Bridge and Asset Scope: Many datasets focus on fungible (ERC-20, native) tokens; non-fungible assets (ERC-721), novel protocols, and advanced intent-based systems (e.g., Across) remain underrepresented (Augusto et al., 2 Oct 2024).
Proof Semantics: Off-chain verification paradigms (fraud proofs, ZK-proofs) are often abstracted; formal integration of proof-verification logic would enrich security and audit capacity (Augusto et al., 2 Oct 2024).
Aggregator and Internal Flow Coverage: Intermediary protocols (aggregators) can obscure transaction flows; deeper trace extraction and advanced block/transaction graph analysis are advised.
Streaming and Real-Time Analytics: Expanding from backfill archival pipelines to real-time monitoring (Kafka, Flink, kdb+) is recommended for dynamic security and MEV detection (Mancino et al., 24 Oct 2025).
User Experience and Behavioral Metrics: Datasets increasingly feed into user abandonment, capital migration, and cross-chain behavioral analysis, supporting DeFi, MEV, and protocol-level optimization (Fan et al., 12 Dec 2025).
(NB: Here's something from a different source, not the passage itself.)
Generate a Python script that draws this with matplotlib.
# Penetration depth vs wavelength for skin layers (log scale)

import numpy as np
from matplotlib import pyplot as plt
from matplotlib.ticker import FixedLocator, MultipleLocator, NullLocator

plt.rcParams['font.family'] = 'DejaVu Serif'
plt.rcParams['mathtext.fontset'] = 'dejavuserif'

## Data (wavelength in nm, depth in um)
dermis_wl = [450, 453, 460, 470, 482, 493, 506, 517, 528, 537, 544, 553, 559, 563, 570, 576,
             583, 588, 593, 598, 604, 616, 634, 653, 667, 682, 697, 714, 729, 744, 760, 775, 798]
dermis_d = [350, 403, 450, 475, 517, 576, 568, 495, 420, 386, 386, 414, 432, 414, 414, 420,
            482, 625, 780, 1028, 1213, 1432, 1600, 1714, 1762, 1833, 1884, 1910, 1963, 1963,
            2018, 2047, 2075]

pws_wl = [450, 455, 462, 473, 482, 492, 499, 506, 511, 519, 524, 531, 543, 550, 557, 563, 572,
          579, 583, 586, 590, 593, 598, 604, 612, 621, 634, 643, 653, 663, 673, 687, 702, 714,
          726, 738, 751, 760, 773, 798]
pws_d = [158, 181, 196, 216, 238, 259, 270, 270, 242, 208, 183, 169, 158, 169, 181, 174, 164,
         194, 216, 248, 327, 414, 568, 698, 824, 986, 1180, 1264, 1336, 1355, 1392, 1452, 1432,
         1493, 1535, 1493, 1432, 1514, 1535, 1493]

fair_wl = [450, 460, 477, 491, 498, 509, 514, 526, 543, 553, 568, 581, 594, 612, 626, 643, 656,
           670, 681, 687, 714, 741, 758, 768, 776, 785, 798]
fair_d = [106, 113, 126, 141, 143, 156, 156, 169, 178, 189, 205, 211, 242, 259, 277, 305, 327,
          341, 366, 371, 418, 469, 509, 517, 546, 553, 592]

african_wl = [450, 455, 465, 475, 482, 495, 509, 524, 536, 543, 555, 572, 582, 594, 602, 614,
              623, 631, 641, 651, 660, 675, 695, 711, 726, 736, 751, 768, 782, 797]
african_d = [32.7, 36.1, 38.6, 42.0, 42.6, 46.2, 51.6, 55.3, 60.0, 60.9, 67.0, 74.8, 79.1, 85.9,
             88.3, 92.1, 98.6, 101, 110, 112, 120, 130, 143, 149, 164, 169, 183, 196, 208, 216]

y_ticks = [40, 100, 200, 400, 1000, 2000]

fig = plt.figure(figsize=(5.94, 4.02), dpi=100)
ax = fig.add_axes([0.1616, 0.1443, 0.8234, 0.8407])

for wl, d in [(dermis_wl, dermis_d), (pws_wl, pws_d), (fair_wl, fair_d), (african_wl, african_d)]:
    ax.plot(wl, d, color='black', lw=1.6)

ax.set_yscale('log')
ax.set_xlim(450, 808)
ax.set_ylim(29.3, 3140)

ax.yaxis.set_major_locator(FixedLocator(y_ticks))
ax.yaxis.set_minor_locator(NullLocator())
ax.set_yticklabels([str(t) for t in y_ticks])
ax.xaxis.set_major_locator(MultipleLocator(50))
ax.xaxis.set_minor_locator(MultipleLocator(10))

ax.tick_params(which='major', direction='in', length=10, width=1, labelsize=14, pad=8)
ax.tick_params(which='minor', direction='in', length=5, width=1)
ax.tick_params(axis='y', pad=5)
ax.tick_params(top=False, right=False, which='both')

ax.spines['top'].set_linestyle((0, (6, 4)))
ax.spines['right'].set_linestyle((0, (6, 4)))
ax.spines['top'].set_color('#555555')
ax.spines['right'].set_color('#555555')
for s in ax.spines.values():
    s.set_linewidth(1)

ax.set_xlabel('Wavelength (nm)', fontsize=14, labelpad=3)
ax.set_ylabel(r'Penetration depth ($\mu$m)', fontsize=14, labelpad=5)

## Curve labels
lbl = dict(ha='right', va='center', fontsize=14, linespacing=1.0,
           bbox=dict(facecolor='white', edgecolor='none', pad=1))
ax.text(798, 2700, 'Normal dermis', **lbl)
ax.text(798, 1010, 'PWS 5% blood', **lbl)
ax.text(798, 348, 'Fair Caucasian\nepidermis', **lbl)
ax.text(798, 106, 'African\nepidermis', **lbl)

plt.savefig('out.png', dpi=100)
Planned extensions include support for additional chains (Avalanche, BSC, Solana), enhanced asset standard coverage, and improved interface for empirical and simulation-based research.
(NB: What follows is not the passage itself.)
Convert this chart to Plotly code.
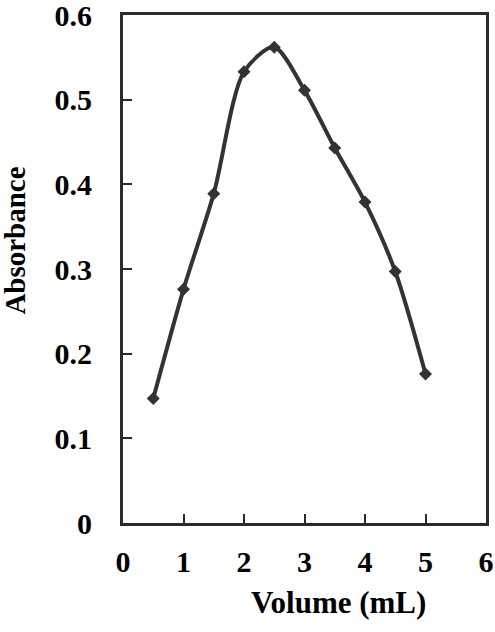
import plotly.graph_objects as go

volume_ml = [0.5, 1.0, 1.5, 2.0, 2.5, 3.0, 3.5, 4.0, 4.5, 5.0]
absorbance = [0.147, 0.276, 0.389, 0.533, 0.562, 0.511, 0.443, 0.379, 0.297, 0.176]

x_ticks = [0, 1, 2, 3, 4, 5, 6]
y_ticks = [0, 0.1, 0.2, 0.3, 0.4, 0.5, 0.6]
y_tick_labels = ["0", "0.1", "0.2", "0.3", "0.4", "0.5", "0.6"]

font_family = "Liberation Serif"
ink = "#2b2b2b"

fig = go.Figure()

fig.add_trace(
    go.Scatter(
        x=volume_ml,
        y=absorbance,
        mode="lines+markers",
        line=dict(color="#333333", width=4, shape="spline", smoothing=0.8),
        marker=dict(symbol="diamond", size=10, color="#333333"),
        showlegend=False,
    )
)

axis_common = dict(
    showgrid=False,
    zeroline=False,
    showline=True,
    linecolor=ink,
    linewidth=3,
    mirror=True,
    ticks="inside",
    ticklen=9,
    tickwidth=1.5,
    tickcolor=ink,
    automargin=False,
    ticklabeloverflow="allow",
    tickfont=dict(family=font_family, size=30, color="#000000", weight="bold"),
)

fig.update_xaxes(
    range=[0, 6],
    tickvals=x_ticks,
    ticklabelstandoff=10,
    **axis_common,
)
fig.update_yaxes(
    range=[0, 0.6],
    tickvals=y_ticks,
    ticktext=y_tick_labels,
    ticklabelstandoff=22,
    **axis_common,
)

fig.update_layout(
    width=495,
    height=632,
    margin=dict(l=123, r=9, t=15, b=109),
    plot_bgcolor="white",
    paper_bgcolor="white",
    font=dict(family=font_family, color="#000000"),
    annotations=[
        dict(
            text="<b>Volume (mL)</b>",
            xref="paper",
            yref="paper",
            x=0.593,
            y=-0.157,
            xanchor="center",
            yanchor="middle",
            showarrow=False,
            font=dict(family=font_family, size=31, color="#000000"),
        ),
        dict(
            text="<b>Absorbance</b>",
            xref="paper",
            yref="paper",
            x=-0.296,
            y=0.555,
            xanchor="center",
            yanchor="middle",
            textangle=-90,
            showarrow=False,
            font=dict(family=font_family, size=29, color="#000000"),
        ),
    ],
)

# drop the default body margin so the 495x632 figure sits exactly in the window
fig.write_html(
    "out.html",
    config={"displayModeBar": False},
    post_script="document.body.style.margin='0';document.body.style.overflow='hidden';",
)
7. Summary Table of Representative Dataset Properties

Dataset / Tool	Chains/Bridges	Events / Volume	Access Format
XChainWatcher	ETH, GLMR, RON; Nomad/Ronin	81,000 cctxs, $4.2B	CSV, JSONL, Parquet, Datalog (.facts)
ConneX	5 bridges, 5 chains	503,627 paired tx	Relational, Parquet, JSON
Bunny Hops MEV	12 chains, 45 bridges	2.4B tx, 34M bridge	Flat Table, Parquet, Partitioned Index
XChainDataGen	11 chains, 5 bridges	11M cctxs, $28B	SQL/SQLite, Parquet, Custom CLI
Aave V3 Analytics	6 chains (EVM)	50M lending events	CSV shards, Chron. JSON index

These datasets provide the empirical substrate for computational finance, blockchain interoperability, DeFi systemic risk research, and cross-chain security auditing at scale.